— STORED DATA —
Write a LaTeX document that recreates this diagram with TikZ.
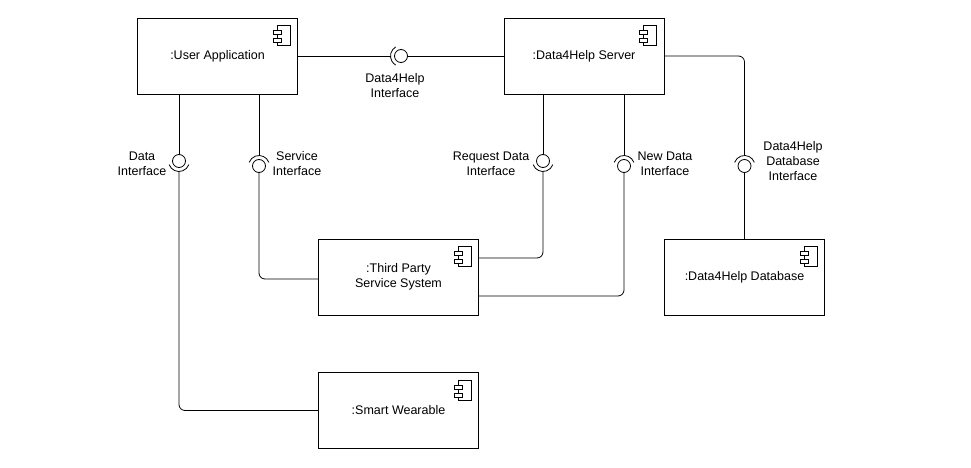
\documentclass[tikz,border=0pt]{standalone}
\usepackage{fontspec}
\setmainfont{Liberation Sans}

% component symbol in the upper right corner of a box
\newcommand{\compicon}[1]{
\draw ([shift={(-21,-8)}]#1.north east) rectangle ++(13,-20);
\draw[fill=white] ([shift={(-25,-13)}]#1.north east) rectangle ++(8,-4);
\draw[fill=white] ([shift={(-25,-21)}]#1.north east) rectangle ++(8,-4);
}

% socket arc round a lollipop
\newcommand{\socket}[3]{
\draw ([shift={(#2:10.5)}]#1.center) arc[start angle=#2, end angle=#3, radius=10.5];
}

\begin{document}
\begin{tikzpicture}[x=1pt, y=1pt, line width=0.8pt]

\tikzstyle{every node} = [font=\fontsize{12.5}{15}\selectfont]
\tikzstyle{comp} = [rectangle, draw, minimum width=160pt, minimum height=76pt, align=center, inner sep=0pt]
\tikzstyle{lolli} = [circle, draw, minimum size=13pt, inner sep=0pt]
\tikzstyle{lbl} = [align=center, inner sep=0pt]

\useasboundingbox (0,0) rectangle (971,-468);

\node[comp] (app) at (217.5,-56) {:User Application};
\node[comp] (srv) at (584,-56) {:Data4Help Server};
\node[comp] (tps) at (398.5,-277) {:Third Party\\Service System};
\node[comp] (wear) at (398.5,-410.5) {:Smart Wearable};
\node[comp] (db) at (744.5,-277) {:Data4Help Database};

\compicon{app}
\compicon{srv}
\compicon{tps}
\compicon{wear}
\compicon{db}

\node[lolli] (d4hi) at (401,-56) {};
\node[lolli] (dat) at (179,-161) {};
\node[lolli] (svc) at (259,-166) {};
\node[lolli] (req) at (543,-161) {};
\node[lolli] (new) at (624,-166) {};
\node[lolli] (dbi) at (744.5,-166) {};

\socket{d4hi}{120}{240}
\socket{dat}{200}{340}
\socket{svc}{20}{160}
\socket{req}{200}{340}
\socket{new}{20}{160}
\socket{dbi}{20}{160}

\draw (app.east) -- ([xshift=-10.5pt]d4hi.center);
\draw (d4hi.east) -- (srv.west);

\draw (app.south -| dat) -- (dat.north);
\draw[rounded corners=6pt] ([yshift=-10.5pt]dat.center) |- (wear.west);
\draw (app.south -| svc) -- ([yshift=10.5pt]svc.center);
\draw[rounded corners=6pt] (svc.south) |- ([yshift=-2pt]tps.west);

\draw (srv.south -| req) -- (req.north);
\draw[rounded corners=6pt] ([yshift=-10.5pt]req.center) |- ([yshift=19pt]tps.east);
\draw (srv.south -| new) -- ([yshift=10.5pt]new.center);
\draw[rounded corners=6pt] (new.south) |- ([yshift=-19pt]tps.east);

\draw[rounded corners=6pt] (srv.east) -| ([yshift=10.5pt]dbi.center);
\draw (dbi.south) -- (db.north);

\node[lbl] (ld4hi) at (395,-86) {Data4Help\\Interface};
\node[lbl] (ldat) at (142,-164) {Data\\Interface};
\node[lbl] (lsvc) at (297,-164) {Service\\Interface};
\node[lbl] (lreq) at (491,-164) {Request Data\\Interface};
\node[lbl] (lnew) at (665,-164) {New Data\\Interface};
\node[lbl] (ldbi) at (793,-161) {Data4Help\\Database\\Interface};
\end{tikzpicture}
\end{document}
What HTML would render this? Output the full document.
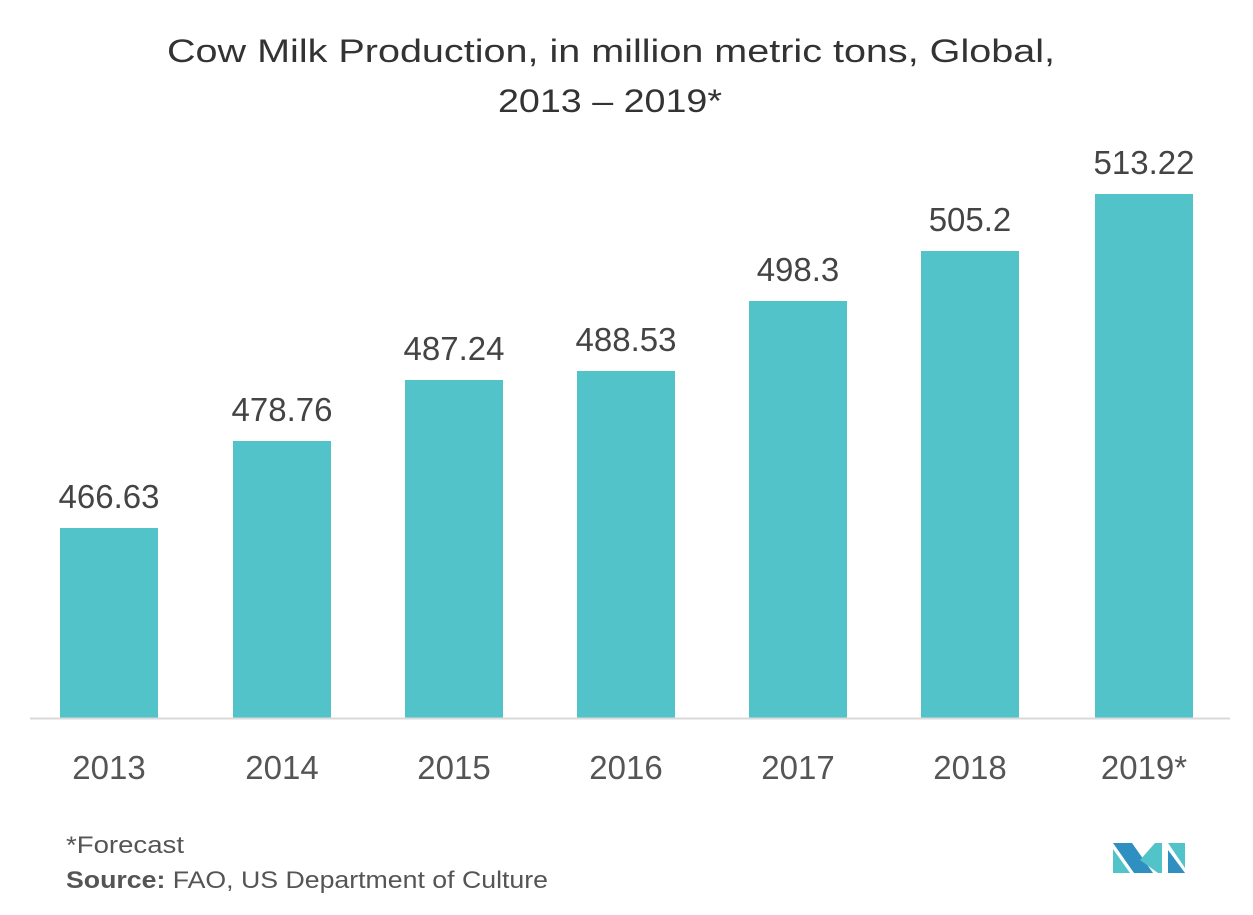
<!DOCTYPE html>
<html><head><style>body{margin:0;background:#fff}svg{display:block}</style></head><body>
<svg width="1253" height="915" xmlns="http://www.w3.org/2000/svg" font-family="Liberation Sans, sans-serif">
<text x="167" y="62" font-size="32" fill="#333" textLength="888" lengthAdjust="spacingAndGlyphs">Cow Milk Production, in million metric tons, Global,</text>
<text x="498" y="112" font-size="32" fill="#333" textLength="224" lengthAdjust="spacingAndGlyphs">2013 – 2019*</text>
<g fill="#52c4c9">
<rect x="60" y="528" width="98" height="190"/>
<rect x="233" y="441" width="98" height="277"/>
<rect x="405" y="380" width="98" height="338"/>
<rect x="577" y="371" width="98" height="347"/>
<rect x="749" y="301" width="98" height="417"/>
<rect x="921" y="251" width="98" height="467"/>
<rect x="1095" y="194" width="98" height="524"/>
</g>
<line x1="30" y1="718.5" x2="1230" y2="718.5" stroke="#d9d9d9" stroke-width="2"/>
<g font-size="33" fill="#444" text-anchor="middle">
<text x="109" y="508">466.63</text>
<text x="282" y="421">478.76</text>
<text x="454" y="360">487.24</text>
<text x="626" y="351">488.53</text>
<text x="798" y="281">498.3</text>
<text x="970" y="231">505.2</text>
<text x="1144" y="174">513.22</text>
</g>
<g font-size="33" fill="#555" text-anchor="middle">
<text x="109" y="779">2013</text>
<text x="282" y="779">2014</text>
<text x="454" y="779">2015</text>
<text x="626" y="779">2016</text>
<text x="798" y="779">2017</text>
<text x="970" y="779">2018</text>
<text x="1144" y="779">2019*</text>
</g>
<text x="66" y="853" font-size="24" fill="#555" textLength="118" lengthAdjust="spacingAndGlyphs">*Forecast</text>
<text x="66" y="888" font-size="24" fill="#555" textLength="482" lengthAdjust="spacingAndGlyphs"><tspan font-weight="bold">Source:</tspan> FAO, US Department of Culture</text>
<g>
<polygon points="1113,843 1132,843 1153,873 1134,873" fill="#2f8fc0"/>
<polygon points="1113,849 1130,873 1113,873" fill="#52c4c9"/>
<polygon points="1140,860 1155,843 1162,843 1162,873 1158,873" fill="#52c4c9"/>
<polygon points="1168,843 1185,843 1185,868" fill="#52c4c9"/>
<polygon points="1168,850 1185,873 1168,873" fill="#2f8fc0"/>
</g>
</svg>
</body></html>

— PROBLEM STATEMENT —
The material above holds pictures; copy everything else in it exactly.

— OUTPUT FOR THIS TASK —
Write a LaTeX document that recreates this diagram with TikZ.
\documentclass[tikz,border=0pt]{standalone}
\usepackage{fontspec}
\setmainfont{Liberation Sans}

% component symbol in the upper right corner of a box
\newcommand{\compicon}[1]{
\draw ([shift={(-21,-8)}]#1.north east) rectangle ++(13,-20);
\draw[fill=white] ([shift={(-25,-13)}]#1.north east) rectangle ++(8,-4);
\draw[fill=white] ([shift={(-25,-21)}]#1.north east) rectangle ++(8,-4);
}

% socket arc round a lollipop
\newcommand{\socket}[3]{
\draw ([shift={(#2:10.5)}]#1.center) arc[start angle=#2, end angle=#3, radius=10.5];
}

\begin{document}
\begin{tikzpicture}[x=1pt, y=1pt, line width=0.8pt]

\tikzstyle{every node} = [font=\fontsize{12.5}{15}\selectfont]
\tikzstyle{comp} = [rectangle, draw, minimum width=160pt, minimum height=76pt, align=center, inner sep=0pt]
\tikzstyle{lolli} = [circle, draw, minimum size=13pt, inner sep=0pt]
\tikzstyle{lbl} = [align=center, inner sep=0pt]

\useasboundingbox (0,0) rectangle (971,-468);

\node[comp] (app) at (217.5,-56) {:User Application};
\node[comp] (srv) at (584,-56) {:Data4Help Server};
\node[comp] (tps) at (398.5,-277) {:Third Party\\Service System};
\node[comp] (wear) at (398.5,-410.5) {:Smart Wearable};
\node[comp] (db) at (744.5,-277) {:Data4Help Database};

\compicon{app}
\compicon{srv}
\compicon{tps}
\compicon{wear}
\compicon{db}

\node[lolli] (d4hi) at (401,-56) {};
\node[lolli] (dat) at (179,-161) {};
\node[lolli] (svc) at (259,-166) {};
\node[lolli] (req) at (543,-161) {};
\node[lolli] (new) at (624,-166) {};
\node[lolli] (dbi) at (744.5,-166) {};

\socket{d4hi}{120}{240}
\socket{dat}{200}{340}
\socket{svc}{20}{160}
\socket{req}{200}{340}
\socket{new}{20}{160}
\socket{dbi}{20}{160}

\draw (app.east) -- ([xshift=-10.5pt]d4hi.center);
\draw (d4hi.east) -- (srv.west);

\draw (app.south -| dat) -- (dat.north);
\draw[rounded corners=6pt] ([yshift=-10.5pt]dat.center) |- (wear.west);
\draw (app.south -| svc) -- ([yshift=10.5pt]svc.center);
\draw[rounded corners=6pt] (svc.south) |- ([yshift=-2pt]tps.west);

\draw (srv.south -| req) -- (req.north);
\draw[rounded corners=6pt] ([yshift=-10.5pt]req.center) |- ([yshift=19pt]tps.east);
\draw (srv.south -| new) -- ([yshift=10.5pt]new.center);
\draw[rounded corners=6pt] (new.south) |- ([yshift=-19pt]tps.east);

\draw[rounded corners=6pt] (srv.east) -| ([yshift=10.5pt]dbi.center);
\draw (dbi.south) -- (db.north);

\node[lbl] (ld4hi) at (395,-86) {Data4Help\\Interface};
\node[lbl] (ldat) at (142,-164) {Data\\Interface};
\node[lbl] (lsvc) at (297,-164) {Service\\Interface};
\node[lbl] (lreq) at (491,-164) {Request Data\\Interface};
\node[lbl] (lnew) at (665,-164) {New Data\\Interface};
\node[lbl] (ldbi) at (793,-161) {Data4Help\\Database\\Interface};
\end{tikzpicture}
\end{document}
What HTML would render this? Output the full document.
<!DOCTYPE html>
<html><head><style>body{margin:0;background:#fff}svg{display:block}</style></head><body>
<svg width="1253" height="915" xmlns="http://www.w3.org/2000/svg" font-family="Liberation Sans, sans-serif">
<text x="167" y="62" font-size="32" fill="#333" textLength="888" lengthAdjust="spacingAndGlyphs">Cow Milk Production, in million metric tons, Global,</text>
<text x="498" y="112" font-size="32" fill="#333" textLength="224" lengthAdjust="spacingAndGlyphs">2013 – 2019*</text>
<g fill="#52c4c9">
<rect x="60" y="528" width="98" height="190"/>
<rect x="233" y="441" width="98" height="277"/>
<rect x="405" y="380" width="98" height="338"/>
<rect x="577" y="371" width="98" height="347"/>
<rect x="749" y="301" width="98" height="417"/>
<rect x="921" y="251" width="98" height="467"/>
<rect x="1095" y="194" width="98" height="524"/>
</g>
<line x1="30" y1="718.5" x2="1230" y2="718.5" stroke="#d9d9d9" stroke-width="2"/>
<g font-size="33" fill="#444" text-anchor="middle">
<text x="109" y="508">466.63</text>
<text x="282" y="421">478.76</text>
<text x="454" y="360">487.24</text>
<text x="626" y="351">488.53</text>
<text x="798" y="281">498.3</text>
<text x="970" y="231">505.2</text>
<text x="1144" y="174">513.22</text>
</g>
<g font-size="33" fill="#555" text-anchor="middle">
<text x="109" y="779">2013</text>
<text x="282" y="779">2014</text>
<text x="454" y="779">2015</text>
<text x="626" y="779">2016</text>
<text x="798" y="779">2017</text>
<text x="970" y="779">2018</text>
<text x="1144" y="779">2019*</text>
</g>
<text x="66" y="853" font-size="24" fill="#555" textLength="118" lengthAdjust="spacingAndGlyphs">*Forecast</text>
<text x="66" y="888" font-size="24" fill="#555" textLength="482" lengthAdjust="spacingAndGlyphs"><tspan font-weight="bold">Source:</tspan> FAO, US Department of Culture</text>
<g>
<polygon points="1113,843 1132,843 1153,873 1134,873" fill="#2f8fc0"/>
<polygon points="1113,849 1130,873 1113,873" fill="#52c4c9"/>
<polygon points="1140,860 1155,843 1162,843 1162,873 1158,873" fill="#52c4c9"/>
<polygon points="1168,843 1185,843 1185,868" fill="#52c4c9"/>
<polygon points="1168,850 1185,873 1168,873" fill="#2f8fc0"/>
</g>
</svg>
</body></html>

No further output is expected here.